** Aim of the task **
Extract, unchanged, every line from the top of the material below through the line with "k_y = [2.206, 2.206, -1.196]", and no more.

>>>>>

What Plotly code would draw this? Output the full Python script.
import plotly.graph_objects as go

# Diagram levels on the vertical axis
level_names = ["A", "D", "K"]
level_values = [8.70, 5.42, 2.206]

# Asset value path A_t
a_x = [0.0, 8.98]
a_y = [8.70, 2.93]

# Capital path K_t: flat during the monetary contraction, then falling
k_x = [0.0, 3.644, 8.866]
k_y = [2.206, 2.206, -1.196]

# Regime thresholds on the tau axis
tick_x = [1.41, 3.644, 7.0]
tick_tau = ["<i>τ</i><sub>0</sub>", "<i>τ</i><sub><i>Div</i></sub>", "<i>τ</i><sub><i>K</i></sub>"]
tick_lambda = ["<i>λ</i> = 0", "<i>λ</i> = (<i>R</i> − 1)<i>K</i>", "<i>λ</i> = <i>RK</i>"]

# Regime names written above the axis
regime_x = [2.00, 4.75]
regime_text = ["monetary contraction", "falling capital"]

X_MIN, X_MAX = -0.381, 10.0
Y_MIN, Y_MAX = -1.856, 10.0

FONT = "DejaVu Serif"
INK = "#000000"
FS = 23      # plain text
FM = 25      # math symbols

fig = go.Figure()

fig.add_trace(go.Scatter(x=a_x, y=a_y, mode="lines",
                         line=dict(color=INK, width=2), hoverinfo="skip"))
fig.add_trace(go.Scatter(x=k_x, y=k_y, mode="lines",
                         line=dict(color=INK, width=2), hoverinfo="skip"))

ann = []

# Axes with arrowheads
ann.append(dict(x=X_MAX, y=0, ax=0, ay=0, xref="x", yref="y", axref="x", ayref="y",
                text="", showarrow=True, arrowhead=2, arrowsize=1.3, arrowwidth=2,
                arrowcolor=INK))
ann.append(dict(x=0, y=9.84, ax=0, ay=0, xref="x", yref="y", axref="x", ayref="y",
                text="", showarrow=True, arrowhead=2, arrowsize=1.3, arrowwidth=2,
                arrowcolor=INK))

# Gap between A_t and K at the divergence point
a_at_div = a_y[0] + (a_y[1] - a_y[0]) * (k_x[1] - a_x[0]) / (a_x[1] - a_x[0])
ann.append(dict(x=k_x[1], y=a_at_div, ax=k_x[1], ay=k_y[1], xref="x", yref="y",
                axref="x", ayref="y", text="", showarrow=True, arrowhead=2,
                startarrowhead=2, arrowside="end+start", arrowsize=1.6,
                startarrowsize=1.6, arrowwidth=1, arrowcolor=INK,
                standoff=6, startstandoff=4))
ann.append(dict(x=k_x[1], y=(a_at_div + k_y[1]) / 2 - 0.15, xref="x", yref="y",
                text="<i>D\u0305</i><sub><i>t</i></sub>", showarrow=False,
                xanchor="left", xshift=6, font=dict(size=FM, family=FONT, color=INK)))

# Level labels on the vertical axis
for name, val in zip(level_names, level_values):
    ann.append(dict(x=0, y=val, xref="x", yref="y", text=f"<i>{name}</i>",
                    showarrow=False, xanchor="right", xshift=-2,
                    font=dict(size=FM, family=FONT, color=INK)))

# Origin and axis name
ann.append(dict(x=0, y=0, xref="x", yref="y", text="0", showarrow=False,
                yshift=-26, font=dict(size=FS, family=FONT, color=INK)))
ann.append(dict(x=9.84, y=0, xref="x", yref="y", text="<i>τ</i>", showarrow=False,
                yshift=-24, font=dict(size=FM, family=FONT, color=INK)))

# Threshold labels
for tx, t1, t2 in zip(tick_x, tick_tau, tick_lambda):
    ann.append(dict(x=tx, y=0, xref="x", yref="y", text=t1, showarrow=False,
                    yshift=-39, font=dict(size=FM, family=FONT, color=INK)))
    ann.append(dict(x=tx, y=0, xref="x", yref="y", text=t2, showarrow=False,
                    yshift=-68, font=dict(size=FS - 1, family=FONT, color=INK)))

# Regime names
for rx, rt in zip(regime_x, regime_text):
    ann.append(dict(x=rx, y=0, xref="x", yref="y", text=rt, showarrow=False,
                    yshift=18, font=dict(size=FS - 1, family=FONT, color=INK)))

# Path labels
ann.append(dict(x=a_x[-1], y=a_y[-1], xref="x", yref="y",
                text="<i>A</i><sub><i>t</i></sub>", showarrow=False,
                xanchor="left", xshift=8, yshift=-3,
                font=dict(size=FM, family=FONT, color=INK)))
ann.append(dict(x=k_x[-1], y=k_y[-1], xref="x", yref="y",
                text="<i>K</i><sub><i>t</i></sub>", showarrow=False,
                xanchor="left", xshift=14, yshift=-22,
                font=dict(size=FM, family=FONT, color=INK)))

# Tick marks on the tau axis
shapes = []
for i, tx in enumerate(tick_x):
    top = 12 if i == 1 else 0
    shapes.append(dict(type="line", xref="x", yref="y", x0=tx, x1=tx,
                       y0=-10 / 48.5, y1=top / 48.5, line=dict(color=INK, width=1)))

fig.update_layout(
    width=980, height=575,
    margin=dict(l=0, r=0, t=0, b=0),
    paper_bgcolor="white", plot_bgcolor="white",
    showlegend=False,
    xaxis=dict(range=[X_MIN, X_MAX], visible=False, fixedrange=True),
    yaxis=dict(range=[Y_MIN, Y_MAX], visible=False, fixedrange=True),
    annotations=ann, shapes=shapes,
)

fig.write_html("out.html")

<<<<<

** Answer below **
What Plotly code would draw this? Output the full Python script.
import plotly.graph_objects as go

# Diagram levels on the vertical axis
level_names = ["A", "D", "K"]
level_values = [8.70, 5.42, 2.206]

# Asset value path A_t
a_x = [0.0, 8.98]
a_y = [8.70, 2.93]

# Capital path K_t: flat during the monetary contraction, then falling
k_x = [0.0, 3.644, 8.866]
k_y = [2.206, 2.206, -1.196]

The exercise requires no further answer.